22 de julho de 2015 | N° 18234
DAVID COIMBRA
O passarinho desconhecido
Queria saber mais dos bichos, e não sei. De todas as minhas vastas ignorâncias, essa me aborrece em especial. Agora mesmo, veio um passarinho e pousou na mureta da sacada. Passarinhos são importantes para cronistas que, vez em quando, pretendam ser líricos. O que seria do Rubem Braga sem os passarinhos? Então, olho para esse belo espécime que pia, trina e gorjeia a um braço de distância, decerto um tipo que só bate asas pela América do Norte, exótico aos leitores brasileiros, perfeito para um parnasianismo de meio de semana, e penso: vou dar uma poetada. Mas que raio de passarinho é esse? Não faço ideia. Que tristeza.
Sei alguma coisa dos grandes gatos. O rugir do leão pode ser ouvido a 20 quilômetros de distância, na noite da savana. Ele, às vezes, devora os filhotes para que a leoa entre novamente no cio. Quando isso acontece, o jovem macho pode se repoltrear no sexo 50, 60, cem vezes num único dia. Um campeão.
Mas tenho mais admiração pelos tigres. O tigre é como o detetive Philip Marlowe: um predador solitário. Ele gosta de atacar a presa pelas costas, quando ela está desprevenida. É quase impossível fugir do tigre: ele é capaz de escalar as árvores mais altas e nadar até no mar com velocidade cinco vezes maior do que a de Michael Phelps em dia de medalha olímpica. Só não é tão rápido quanto outro grande gato, o jaguar, que seria multado na maioria de nossas estradas, já que atinge 110 km/h.

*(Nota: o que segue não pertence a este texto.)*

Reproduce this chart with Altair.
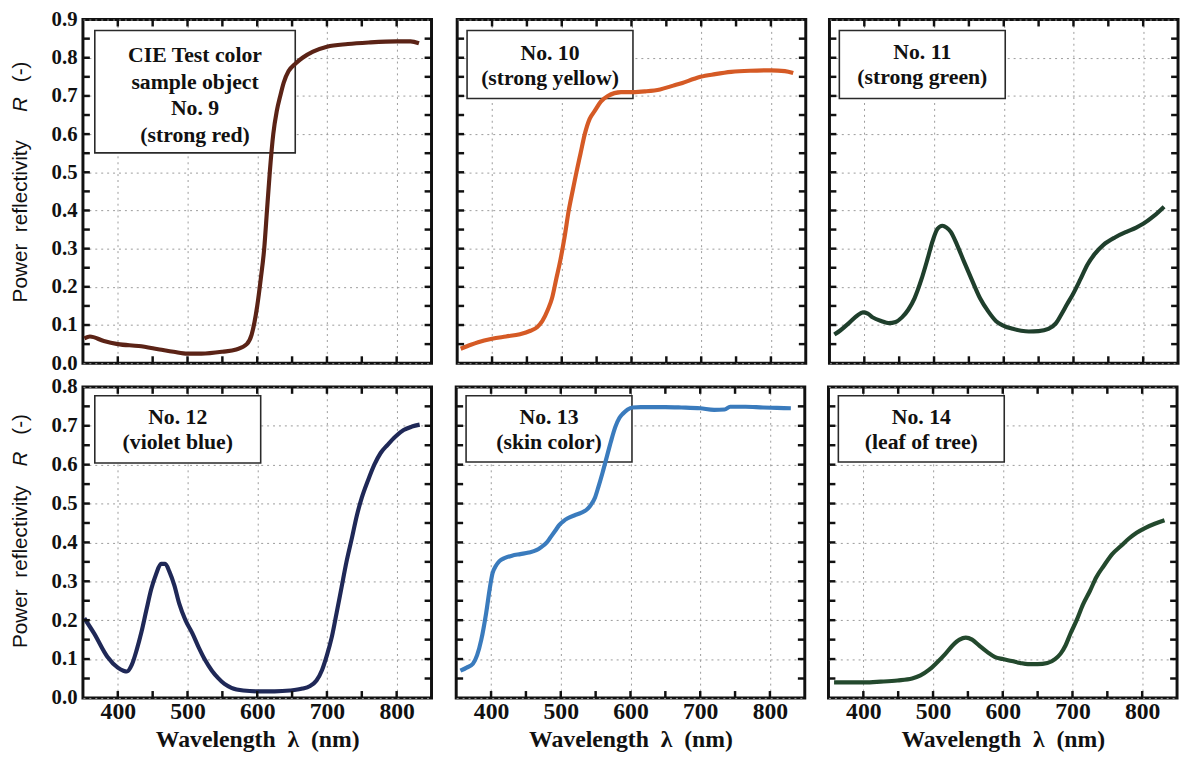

Os africanos, obviamente, sabem muito sobre os bichos. Vi cenas de indígenas africanos roubando a carne da caça de um bando de leões. Foi impressionante. Tratava-se de uma zebra ou um gnu. Os leões o devoravam, cinco ou seis rosnando sobre o corpo inerte, quando os africanos chegaram com seus arcos e flechas. Os leões levantaram as cabeças e se afastaram, prudentemente. Os homens puxaram de facões, retalharam o pedaço de carne que queriam, jogaram-no nas costas e foram embora. Os leões voltaram para comer os restos.
Num outro filme, vi um africano enrolar a perna direita num pedaço de pano. Em seguida, ele enfiou a perna num grande buraco no chão. Ficou lá por alguns segundos. Aí, agitou-se, sentindo um repelão. Os amigos o puxaram, e a perna veio da terra abocanhada por uma cobra negra e gigantesca, de uns seis metros de comprimento. Os homens empunharam facas e a retalharam com paciência e método. O africano serviu de isca!
E agora, dias atrás, explodiram em toda parte dois filmes sobre tubarões. Num, os cientistas conseguiram colocar uma câmera dentro da cratera de um vulcão e viram que ela estava cheia de tubarões nadando. Quer dizer: cair dentro de uma cratera de vulcão já é ruim, imagine dentro de uma com tubarões.
Noutro filme, um surfista foi atacado não por um, mas por dois tubarões, e safou-se ileso dando chutes nos focinhos deles. Aí está: esse surfista sabe tanto sobre os bichos do mar quanto os africanos sobre os bichos da terra. Conhecimento útil para todos eles, que depararam com feras assassinas e saíram inteiros. Já eu, que quero apenas traçar algumas frases acerca de um inofensivo passarinho, nada sei, além do pouco que aprendi sobre canarinhos e pintassilgos de gaiola, pardais de calçada e vulgares pombas de praça. Como escrever a respeito do desconhecido? A ignorância, de fato, dói.